Write out the entries below once more, exactly.
** START **
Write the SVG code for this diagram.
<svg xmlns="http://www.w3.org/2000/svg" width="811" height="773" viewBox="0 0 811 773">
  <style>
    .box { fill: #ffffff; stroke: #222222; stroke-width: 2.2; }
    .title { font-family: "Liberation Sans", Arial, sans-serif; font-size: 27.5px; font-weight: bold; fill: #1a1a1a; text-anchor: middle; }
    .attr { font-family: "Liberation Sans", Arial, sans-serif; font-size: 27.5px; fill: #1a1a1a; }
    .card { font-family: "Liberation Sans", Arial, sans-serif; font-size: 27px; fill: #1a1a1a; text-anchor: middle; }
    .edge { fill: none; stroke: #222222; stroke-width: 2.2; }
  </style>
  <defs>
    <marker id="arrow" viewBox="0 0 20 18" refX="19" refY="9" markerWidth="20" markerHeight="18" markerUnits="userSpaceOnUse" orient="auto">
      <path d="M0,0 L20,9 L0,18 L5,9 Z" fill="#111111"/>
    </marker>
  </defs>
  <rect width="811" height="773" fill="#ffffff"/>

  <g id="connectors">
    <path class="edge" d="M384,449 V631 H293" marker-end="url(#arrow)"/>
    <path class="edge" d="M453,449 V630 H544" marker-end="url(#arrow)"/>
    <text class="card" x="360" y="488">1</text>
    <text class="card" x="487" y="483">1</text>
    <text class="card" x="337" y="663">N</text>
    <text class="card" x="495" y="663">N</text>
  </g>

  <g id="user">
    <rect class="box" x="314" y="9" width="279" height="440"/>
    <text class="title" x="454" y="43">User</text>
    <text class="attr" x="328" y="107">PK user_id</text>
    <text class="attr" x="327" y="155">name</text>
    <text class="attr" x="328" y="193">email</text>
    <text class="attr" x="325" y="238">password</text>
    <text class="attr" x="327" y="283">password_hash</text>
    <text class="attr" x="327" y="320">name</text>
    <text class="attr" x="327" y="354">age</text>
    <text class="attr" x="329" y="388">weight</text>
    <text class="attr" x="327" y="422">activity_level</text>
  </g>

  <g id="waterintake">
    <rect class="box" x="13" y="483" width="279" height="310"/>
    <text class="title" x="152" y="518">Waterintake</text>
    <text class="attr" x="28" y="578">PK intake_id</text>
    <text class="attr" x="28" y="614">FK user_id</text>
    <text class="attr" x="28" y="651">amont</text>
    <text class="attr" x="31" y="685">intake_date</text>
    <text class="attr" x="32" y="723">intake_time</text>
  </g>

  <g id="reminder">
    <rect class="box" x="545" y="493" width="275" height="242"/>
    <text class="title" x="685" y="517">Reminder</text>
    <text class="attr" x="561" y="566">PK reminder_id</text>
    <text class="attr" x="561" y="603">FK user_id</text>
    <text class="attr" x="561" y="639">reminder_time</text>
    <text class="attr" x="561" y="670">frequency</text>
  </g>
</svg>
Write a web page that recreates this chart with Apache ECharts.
** END **
» **EXPECTED ANSWER**:
Write the SVG code for this diagram.
<svg xmlns="http://www.w3.org/2000/svg" width="811" height="773" viewBox="0 0 811 773">
  <style>
    .box { fill: #ffffff; stroke: #222222; stroke-width: 2.2; }
    .title { font-family: "Liberation Sans", Arial, sans-serif; font-size: 27.5px; font-weight: bold; fill: #1a1a1a; text-anchor: middle; }
    .attr { font-family: "Liberation Sans", Arial, sans-serif; font-size: 27.5px; fill: #1a1a1a; }
    .card { font-family: "Liberation Sans", Arial, sans-serif; font-size: 27px; fill: #1a1a1a; text-anchor: middle; }
    .edge { fill: none; stroke: #222222; stroke-width: 2.2; }
  </style>
  <defs>
    <marker id="arrow" viewBox="0 0 20 18" refX="19" refY="9" markerWidth="20" markerHeight="18" markerUnits="userSpaceOnUse" orient="auto">
      <path d="M0,0 L20,9 L0,18 L5,9 Z" fill="#111111"/>
    </marker>
  </defs>
  <rect width="811" height="773" fill="#ffffff"/>

  <g id="connectors">
    <path class="edge" d="M384,449 V631 H293" marker-end="url(#arrow)"/>
    <path class="edge" d="M453,449 V630 H544" marker-end="url(#arrow)"/>
    <text class="card" x="360" y="488">1</text>
    <text class="card" x="487" y="483">1</text>
    <text class="card" x="337" y="663">N</text>
    <text class="card" x="495" y="663">N</text>
  </g>

  <g id="user">
    <rect class="box" x="314" y="9" width="279" height="440"/>
    <text class="title" x="454" y="43">User</text>
    <text class="attr" x="328" y="107">PK user_id</text>
    <text class="attr" x="327" y="155">name</text>
    <text class="attr" x="328" y="193">email</text>
    <text class="attr" x="325" y="238">password</text>
    <text class="attr" x="327" y="283">password_hash</text>
    <text class="attr" x="327" y="320">name</text>
    <text class="attr" x="327" y="354">age</text>
    <text class="attr" x="329" y="388">weight</text>
    <text class="attr" x="327" y="422">activity_level</text>
  </g>

  <g id="waterintake">
    <rect class="box" x="13" y="483" width="279" height="310"/>
    <text class="title" x="152" y="518">Waterintake</text>
    <text class="attr" x="28" y="578">PK intake_id</text>
    <text class="attr" x="28" y="614">FK user_id</text>
    <text class="attr" x="28" y="651">amont</text>
    <text class="attr" x="31" y="685">intake_date</text>
    <text class="attr" x="32" y="723">intake_time</text>
  </g>

  <g id="reminder">
    <rect class="box" x="545" y="493" width="275" height="242"/>
    <text class="title" x="685" y="517">Reminder</text>
    <text class="attr" x="561" y="566">PK reminder_id</text>
    <text class="attr" x="561" y="603">FK user_id</text>
    <text class="attr" x="561" y="639">reminder_time</text>
    <text class="attr" x="561" y="670">frequency</text>
  </g>
</svg>
Write a web page that recreates this chart with Apache ECharts.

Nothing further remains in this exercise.